I know it is easier said than done. I am guilty of it too. I have been sucked into my triangle for the longest time. But one day, I just said to myself. I need to be better. I need to do things that make me happy. It was not easy. I know. I get it. But it is worth it. I started off by taking care of my long lost health. My PCOS was its peak which led to thyroid and immense weight gain and weakness. I was always irritable. I started eating clean. Started walking. I am lucky that I earn my living doing what I love the most i.e. writing. But after a few failed attempts at blogging over the years I started again. I am wiser now. I know I just need to be myself. I don’t have to pretend to be somebody I am not just so that people would read my stuff.

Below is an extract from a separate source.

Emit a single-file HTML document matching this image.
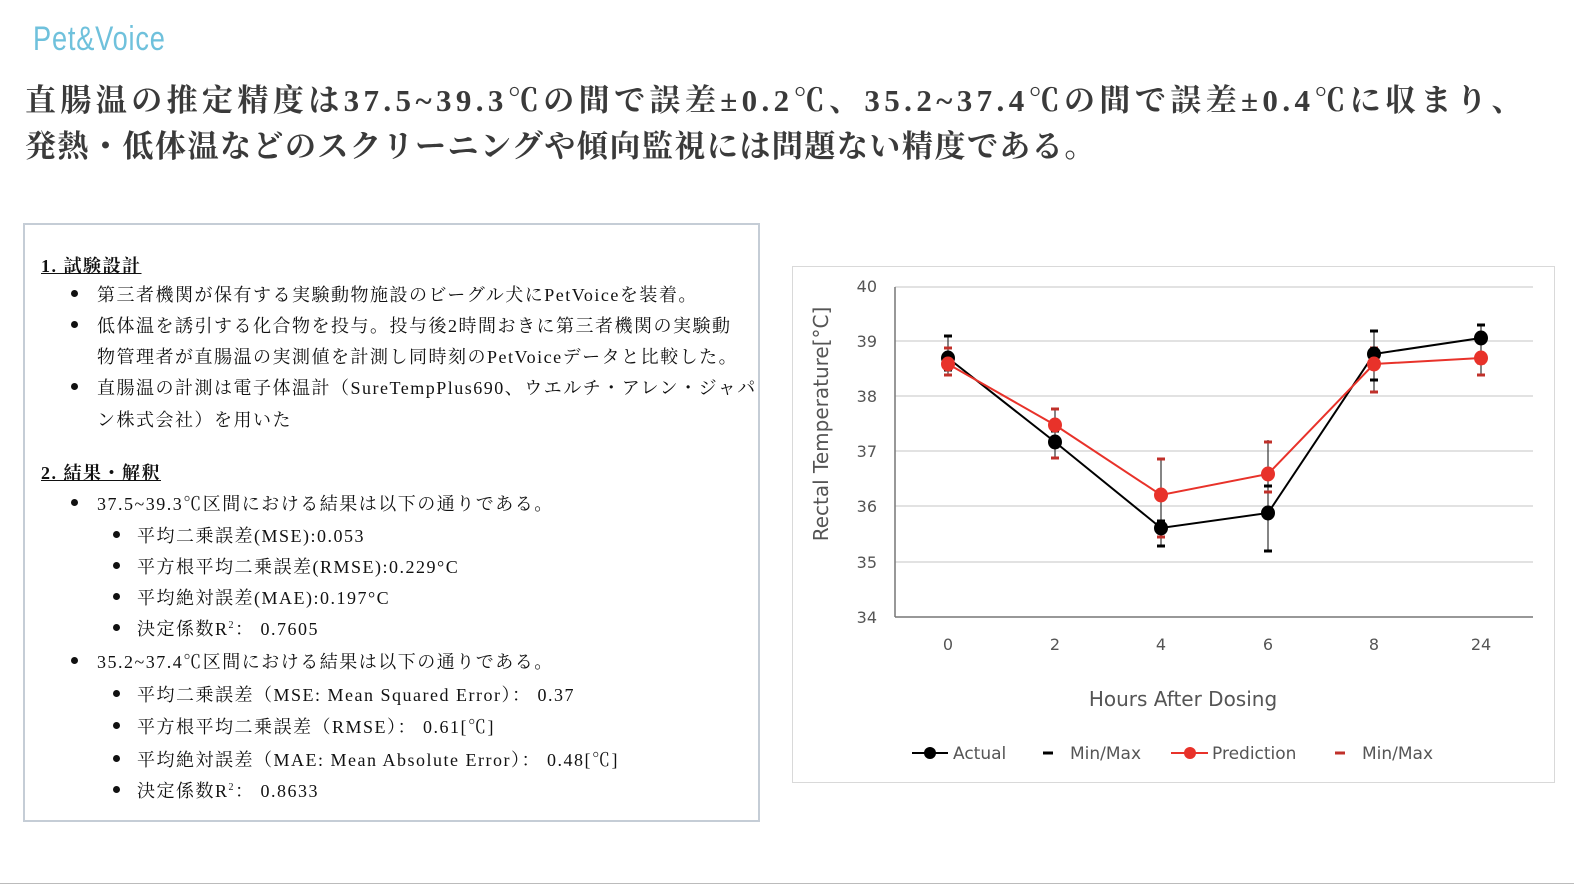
<!DOCTYPE html>
<html><head><meta charset="utf-8"><style>
body{margin:0;width:1574px;height:888px;background:#fff;position:relative;overflow:hidden;font-family:"Liberation Serif","Noto Serif CJK SC",serif;}
.logo{position:absolute;left:33px;top:20px;font-family:"Liberation Sans",sans-serif;font-size:34px;color:#6fc1dc;font-weight:300;letter-spacing:1px;transform:scaleX(0.8);transform-origin:left}
.title{position:absolute;left:25px;top:78px;font-size:31px;font-weight:bold;color:#3a3a3a;line-height:46px;white-space:nowrap}
.box{position:absolute;left:23px;top:223px;width:733px;height:595px;border:2px solid #c5cdd6;}
.box .t{position:absolute;font-size:18px;color:#111;white-space:nowrap;letter-spacing:1.5px}
.b{position:absolute;width:7px;height:7px;border-radius:50%;background:#111}
.h{font-weight:bold;text-decoration:underline}
.cbox{position:absolute;left:792px;top:266px;width:761px;height:515px;border:1px solid #d9d9d9}
.hr{position:absolute;left:0;top:883px;width:1574px;height:1px;background:#bbb}
</style></head><body>
<div class="logo">Pet&amp;Voice</div>
<div class="title"><div style="letter-spacing:4.4px">直腸温の推定精度は37.5~39.3℃の間で誤差±0.2℃、35.2~37.4℃の間で誤差±0.4℃に収まり、</div><div style="letter-spacing:1.5px">発熱・低体温などのスクリーニングや傾向監視には問題ない精度である。</div></div>
<div class="box">
<div class="t h" style="left:16px;top:27px">1. 試験設計</div>
<div class="b" style="left:46px;top:65px"></div><div class="t" style="left:72px;top:56px">第三者機関が保有する実験動物施設のビーグル犬にPetVoiceを装着。</div>
<div class="b" style="left:46px;top:96px"></div><div class="t" style="left:72px;top:87px">低体温を誘引する化合物を投与。投与後2時間おきに第三者機関の実験動</div>
<div class="t" style="left:72px;top:118px">物管理者が直腸温の実測値を計測し同時刻のPetVoiceデータと比較した。</div>
<div class="b" style="left:46px;top:158px"></div><div class="t" style="left:72px;top:149px">直腸温の計測は電子体温計（SureTempPlus690、ウエルチ・アレン・ジャパ</div>
<div class="t" style="left:72px;top:181px">ン株式会社）を用いた</div>
<div class="t h" style="left:16px;top:234px">2. 結果・解釈</div>
<div class="b" style="left:46px;top:274px"></div><div class="t" style="left:72px;top:265px">37.5~39.3℃区間における結果は以下の通りである。</div>
<div class="b" style="left:88px;top:306px"></div><div class="t" style="left:112px;top:297px">平均二乗誤差(MSE):0.053</div>
<div class="b" style="left:88px;top:337px"></div><div class="t" style="left:112px;top:328px">平方根平均二乗誤差(RMSE):0.229°C</div>
<div class="b" style="left:88px;top:368px"></div><div class="t" style="left:112px;top:359px">平均絶対誤差(MAE):0.197°C</div>
<div class="b" style="left:88px;top:399px"></div><div class="t" style="left:112px;top:390px">決定係数R<sup style="font-size:10px">2</sup>： 0.7605</div>
<div class="b" style="left:46px;top:432px"></div><div class="t" style="left:72px;top:423px">35.2~37.4℃区間における結果は以下の通りである。</div>
<div class="b" style="left:88px;top:465px"></div><div class="t" style="left:112px;top:456px">平均二乗誤差（MSE: Mean Squared Error）： 0.37</div>
<div class="b" style="left:88px;top:497px"></div><div class="t" style="left:112px;top:488px">平方根平均二乗誤差（RMSE）： 0.61[℃]</div>
<div class="b" style="left:88px;top:530px"></div><div class="t" style="left:112px;top:521px">平均絶対誤差（MAE: Mean Absolute Error）： 0.48[℃]</div>
<div class="b" style="left:88px;top:561px"></div><div class="t" style="left:112px;top:552px">決定係数R<sup style="font-size:10px">2</sup>： 0.8633</div>
</div>
<div class="cbox"></div>
<svg style="position:absolute;left:0;top:0" width="1574" height="888" font-family="DejaVu Sans, sans-serif">
<g stroke="#d9d9d9" stroke-width="1.5">
<line x1="895" x2="1533" y1="287" y2="287"/><line x1="895" x2="1533" y1="341" y2="341"/><line x1="895" x2="1533" y1="396" y2="396"/><line x1="895" x2="1533" y1="451" y2="451"/><line x1="895" x2="1533" y1="506" y2="506"/><line x1="895" x2="1533" y1="562" y2="562"/>
</g>
<line x1="895" x2="895" y1="287" y2="617" stroke="#777" stroke-width="1.5"/>
<line x1="895" x2="1533" y1="617" y2="617" stroke="#777" stroke-width="1.5"/>
<g font-size="16" fill="#555" text-anchor="end">
<text x="877" y="292">40</text><text x="877" y="347">39</text><text x="877" y="402">38</text><text x="877" y="457">37</text><text x="877" y="512">36</text><text x="877" y="568">35</text><text x="877" y="623">34</text></g>
<g font-size="16" fill="#555" text-anchor="middle">
<text x="948" y="650">0</text><text x="1055" y="650">2</text><text x="1161" y="650">4</text><text x="1268" y="650">6</text><text x="1374" y="650">8</text><text x="1481" y="650">24</text></g>
<text x="1183" y="706" font-size="20" fill="#555" text-anchor="middle">Hours After Dosing</text>
<text transform="translate(828,424) rotate(-90)" font-size="20" fill="#555" text-anchor="middle">Rectal Temperature[°C]</text>
<g stroke="#333" stroke-width="1.2">
<line x1="948" x2="948" y1="336" y2="375"/><line x1="1055" x2="1055" y1="409" y2="458"/><line x1="1161" x2="1161" y1="459" y2="546"/><line x1="1268" x2="1268" y1="440" y2="551"/><line x1="1374" x2="1374" y1="331" y2="392"/><line x1="1481" x2="1481" y1="325" y2="375"/>
</g>
<g stroke="#000" stroke-width="3">
<line x1="944" x2="952" y1="336" y2="336"/><line x1="944" x2="952" y1="370" y2="370"/>
<line x1="1051" x2="1059" y1="431" y2="431"/><line x1="1157" x2="1165" y1="521" y2="521"/><line x1="1157" x2="1165" y1="546" y2="546"/>
<line x1="1264" x2="1272" y1="486" y2="486"/><line x1="1264" x2="1272" y1="551" y2="551"/>
<line x1="1370" x2="1378" y1="331" y2="331"/><line x1="1370" x2="1378" y1="380" y2="380"/>
<line x1="1477" x2="1485" y1="325" y2="325"/><line x1="1477" x2="1485" y1="363" y2="363"/>
</g>
<g stroke="#c0302a" stroke-width="3">
<line x1="944" x2="952" y1="348" y2="348"/><line x1="944" x2="952" y1="375" y2="375"/>
<line x1="1051" x2="1059" y1="409" y2="409"/><line x1="1051" x2="1059" y1="458" y2="458"/>
<line x1="1157" x2="1165" y1="459" y2="459"/><line x1="1157" x2="1165" y1="537" y2="537"/>
<line x1="1264" x2="1272" y1="442" y2="442"/><line x1="1264" x2="1272" y1="492" y2="492"/>
<line x1="1370" x2="1378" y1="348" y2="348"/><line x1="1370" x2="1378" y1="392" y2="392"/>
<line x1="1477" x2="1485" y1="337" y2="337"/><line x1="1477" x2="1485" y1="375" y2="375"/>
</g>
<polyline points="948,358 1055,442 1161,528 1268,513 1374,354 1481,338" fill="none" stroke="#000" stroke-width="2"/>
<polyline points="948,364 1055,425 1161,495 1268,474 1374,364 1481,358" fill="none" stroke="#e8322a" stroke-width="2"/>
<g fill="#000"><ellipse cx="948" cy="358" rx="7" ry="7.5"/><ellipse cx="1055" cy="442" rx="7" ry="7.5"/><ellipse cx="1161" cy="528" rx="7" ry="7.5"/><ellipse cx="1268" cy="513" rx="7" ry="7.5"/><ellipse cx="1374" cy="354" rx="7" ry="7.5"/><ellipse cx="1481" cy="338" rx="7" ry="7.5"/></g>
<g fill="#e8322a"><ellipse cx="948" cy="364" rx="7" ry="7.5"/><ellipse cx="1055" cy="425" rx="7" ry="7.5"/><ellipse cx="1161" cy="495" rx="7" ry="7.5"/><ellipse cx="1268" cy="474" rx="7" ry="7.5"/><ellipse cx="1374" cy="364" rx="7" ry="7.5"/><ellipse cx="1481" cy="358" rx="7" ry="7.5"/></g>
<g font-size="17" fill="#555">
<line x1="912" x2="948" y1="753" y2="753" stroke="#000" stroke-width="2"/><circle cx="930" cy="753" r="6" fill="#000"/><text x="953" y="759">Actual</text>
<line x1="1043" x2="1053" y1="753" y2="753" stroke="#000" stroke-width="3"/><text x="1070" y="759">Min/Max</text>
<line x1="1171" x2="1208" y1="753" y2="753" stroke="#e8322a" stroke-width="2"/><circle cx="1190" cy="753" r="6" fill="#e8322a"/><text x="1212" y="759">Prediction</text>
<line x1="1335" x2="1345" y1="753" y2="753" stroke="#c0302a" stroke-width="3"/><text x="1362" y="759">Min/Max</text>
</g>
</svg>
<div class="hr"></div>
</body></html>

It took a while for me to come out of my triangle and yet not lose myself in the bliss of it all. I still juggle between work and family and all the other responsibilities. But not at the expense of me. I have to say NO a lot. I know it at times does not go down well with people around me. And believe me when I say this I was very bad at saying NO. I always wanted to be Miss Goody shoes. Never wanted to hurt anybody. Why? The fear that they would misjudge me and leave me. But then, I realised that somebody who loves me will want to stay with me no matter what, and I am not doing anything wrong. I just am giving a bit of time to myself as well.

I urge you to think on it. If I can do it. So can you. Let not the Bermuda triangle of life eat you up!